The Defense of Marriage Act is in its death throes, anyway. I can't see it standing up to any constitutional scrutiny. On top of that, people don't want it anymore, except members of Congress who are out of touch with their constituencies.

The one other thing I have been saying is that these attitudes of "us" and "them" are going to change, when they start to recognize that we have not chosen to be gay. Being gay is not a choice. When people think that we chose this, they are less inclined to be supportive. Worst of all, people don't know there are these laws anymore. They think discrimination in hiring is actionable, but in 29 states it's not. That's why we need the Employment Non-Discrimination Act.

Baim: Given Hillary Clinton's recent speech to the UN, did your work there lay the groundwork for her?

Hormel: In a sense, but I thought that speech was really coming from Hillary. I give her a lot of credit for that. I also want to give credit to other people who were mindful of the circumstances when I was involved in this process. When I went to Geneva with the Human Rights Commission [ 1995-1996 ] , the head of the delegation was Geraldine Ferraro. She was the one that said I want you to give a speech on gay and lesbian rights and HIV. She was the one who set it up. When the time came for me to give that, she came down and sat next to me. Later, I told Madeline Albright that a friend called and said she got word that Elizabeth Taylor wanted to speak to the UN on World AIDS Day, is there something we can do? Madeline said, "By all means." She said that would be wonderful, she assigned me a staff person to work on it.

Baim: What was your experience trying to become the first openly gay person confirmed to a presidential appointment by the U.S. Senate?

Hormel: That was really awful. We put that as the first chapter in the book, as a dramatic way to draw people in. It really was awful. Pat Robertson, this guy, he is still doing it; he is unbelievable, and people pay attention to him. I wish I had said some of the things I was thinking—why not sue for libel? I didn't want to give them public attention. One person among the small group of demonstrators against me was Christine O'Donnell, who later famously ran for Congress from Delaware in 2010. …

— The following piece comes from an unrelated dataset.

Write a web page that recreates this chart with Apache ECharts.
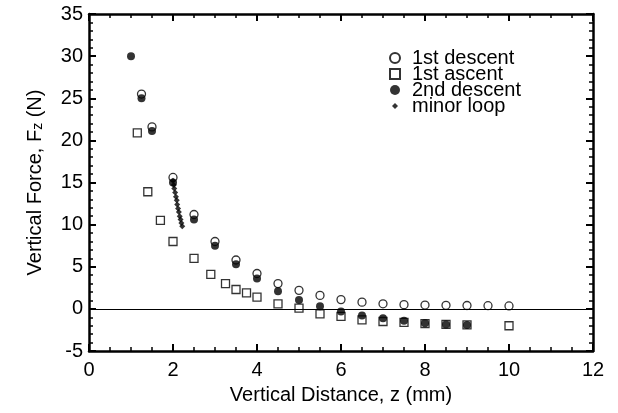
<!DOCTYPE html>
<html>
<head>
<meta charset="utf-8">
<title>Vertical Force vs Vertical Distance</title>
<script src="https://cdn.jsdelivr.net/npm/echarts@6/dist/echarts.min.js"></script>
<style>
  html, body {
    margin: 0;
    padding: 0;
    background: #fff;
  }
  #chart {
    width: 618px;
    height: 413px;
  }
</style>
</head>
<body>
<div id="chart"></div>
<script>
// values
const descent1X = [1.25, 1.5, 2, 2.5, 3, 3.5, 4, 4.5, 5, 5.5, 6, 6.5, 7, 7.5, 8, 8.5, 9, 9.5, 10]
const descent1Y = [25.5, 21.6, 15.6, 11.2, 8.0, 5.8, 4.2, 3.0, 2.2, 1.6, 1.1, 0.8, 0.6, 0.5, 0.45, 0.42, 0.4, 0.38, 0.35]

const ascent1X = [1.15, 1.4, 1.7, 2, 2.5, 2.9, 3.25, 3.5, 3.75, 4, 4.5, 5, 5.5, 6, 6.5, 7, 7.5, 8, 8.5, 9, 10]
const ascent1Y = [20.9, 13.9, 10.5, 8.0, 6.0, 4.1, 3.0, 2.3, 1.9, 1.4, 0.6, 0.1, -0.6, -0.9, -1.3, -1.5, -1.6, -1.75, -1.85, -1.9, -2.0]

const descent2X = [1, 1.25, 1.5, 2, 2.5, 3, 3.5, 4, 4.5, 5, 5.5, 6, 6.5, 7, 7.5, 8, 8.5, 9]
const descent2Y = [30.0, 25.0, 21.1, 15.0, 10.6, 7.5, 5.3, 3.6, 2.1, 1.05, 0.3, -0.3, -0.8, -1.1, -1.4, -1.7, -1.85, -1.9]

const minorX = [2.0, 2.02, 2.03, 2.05, 2.07, 2.09, 2.1, 2.12, 2.14, 2.16, 2.18, 2.2, 2.22]
const minorY = [15.2, 14.7, 14.3, 13.8, 13.3, 12.9, 12.4, 11.9, 11.5, 11.0, 10.6, 10.2, 9.8]

const seriesNames = ['1st descent', '1st ascent', '2nd descent', 'minor loop']

const fontFamily = '"Liberation Sans", Arial, Helvetica, sans-serif'

const pairs = (xs, ys) => xs.map((x, i) => [x, ys[i]])

const axisLine = { onZero: false, lineStyle: { color: '#000', width: 2.5 } }
const axisTick = { inside: true, length: 7, lineStyle: { color: '#000', width: 2 } }
const minorLine = { color: '#000', width: 1.5 }

const chart = echarts.init(document.getElementById('chart'))

const option = {
  animation: false,
  backgroundColor: '#fff',
  grid: {
    left: 89,
    right: 25,
    top: 14,
    bottom: 62
  },
  legend: {
    orient: 'vertical',
    left: 384,
    top: 43,
    itemWidth: 24,
    itemHeight: 10,
    itemGap: -4,
    selectedMode: false,
    textStyle: {
      color: '#000',
      fontSize: 20,
      fontFamily
    },
    data: [
      { name: seriesNames[0] },
      { name: seriesNames[1], icon: 'path://M1 1H9V9H1Z' },
      { name: seriesNames[2] },
      { name: seriesNames[3], icon: 'path://M0 0M10 10M5 2L8 5L5 8L2 5Z' }
    ]
  },
  xAxis: [
    {
      type: 'value',
      min: 0,
      max: 12,
      interval: 2,
      name: 'Vertical Distance, z (mm)',
      nameLocation: 'middle',
      nameGap: 34,
      nameTextStyle: { color: '#000', fontSize: 20, fontFamily },
      axisLine,
      axisTick,
      minorTick: { show: true, splitNumber: 4, length: 4, lineStyle: minorLine },
      axisLabel: { color: '#000', fontSize: 20, margin: 9, fontFamily },
      splitLine: { show: false }
    },
    {
      type: 'value',
      position: 'top',
      min: 0,
      max: 12,
      interval: 2,
      axisLine,
      axisTick,
      minorTick: { show: true, splitNumber: 4, length: 4, lineStyle: minorLine },
      axisLabel: { show: false },
      splitLine: { show: false }
    }
  ],
  yAxis: [
    {
      type: 'value',
      min: -5,
      max: 35,
      interval: 5,
      name: 'Vertical Force, F{sub|z} (N)',
      nameLocation: 'middle',
      nameGap: 44,
      nameTextStyle: {
        color: '#000',
        fontSize: 20,
        fontFamily,
        rich: {
          sub: { fontSize: 14, lineHeight: 8, verticalAlign: 'bottom', color: '#000', fontFamily }
        }
      },
      axisLine,
      axisTick,
      minorTick: { show: true, splitNumber: 5, length: 4, lineStyle: minorLine },
      axisLabel: { color: '#000', fontSize: 20, margin: 6, fontFamily },
      splitLine: { show: false }
    },
    {
      type: 'value',
      position: 'right',
      min: -5,
      max: 35,
      interval: 5,
      axisLine,
      axisTick,
      minorTick: { show: true, splitNumber: 5, length: 4, lineStyle: minorLine },
      axisLabel: { show: false },
      splitLine: { show: false }
    }
  ],
  series: [
    {
      name: seriesNames[1],
      type: 'scatter',
      symbol: 'rect',
      symbolSize: 8,
      itemStyle: { color: '#fff', borderColor: '#000', borderWidth: 1.3 },
      data: pairs(ascent1X, ascent1Y),
      markLine: {
        silent: true,
        symbol: ['none', 'none'],
        label: { show: false },
        lineStyle: { color: '#000', width: 1, type: 'solid' },
        data: [{ yAxis: 0 }]
      }
    },
    {
      name: seriesNames[0],
      type: 'scatter',
      symbol: 'circle',
      symbolSize: 8,
      itemStyle: { color: '#fff', borderColor: '#000', borderWidth: 1.3 },
      data: pairs(descent1X, descent1Y)
    },
    {
      name: seriesNames[2],
      type: 'scatter',
      symbol: 'circle',
      symbolSize: 8,
      itemStyle: { color: '#000' },
      data: pairs(descent2X, descent2Y)
    },
    {
      name: seriesNames[3],
      type: 'scatter',
      symbol: 'diamond',
      symbolSize: 6,
      itemStyle: { color: '#000' },
      data: pairs(minorX, minorY)
    }
  ]
}

chart.setOption(option)
</script>
</body>
</html>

The ambassador appointment did have a lasting effect: It led to other ambassadors being appointed, and it may lead to a cabinet appointment in the next administration, we hope so. I don't know if I will live to see a president who is openly gay; I may not live to see a female president, but it is something to be desired.

Baim: You are returning to Chicago to speak at the U of C. Any final words about Chicago?

Hormel: I have been in and out of Chicago since living there. Chicago's been very kind to me, and I've been kind to it. U of C is remarkable. There is not another research institution like it that I know—the cross-topical, cross-educational, intellectual curiosity that brings the entire campus together. When you go there to be taught by top scholars, you get them, not their teaching assistants. There's a level of intellectual curiosity and stimulation that is extremely refreshing. The city of Chicago is grand and great and rough and all the things they say about it.

James Hormel will be in Chicago Wed., Jan. 25 for a talk hosted by the University of Chicago Law School, 12:15 at a location to be announced. He will be signing his book Fit to Serve at 7 p.m. that day at The Book Cellar, 4736 N. Lincoln Ave., Chicago, IL 60641. The Book Cellar prefers customers to purchase the book from their store, but it is not required for autographs.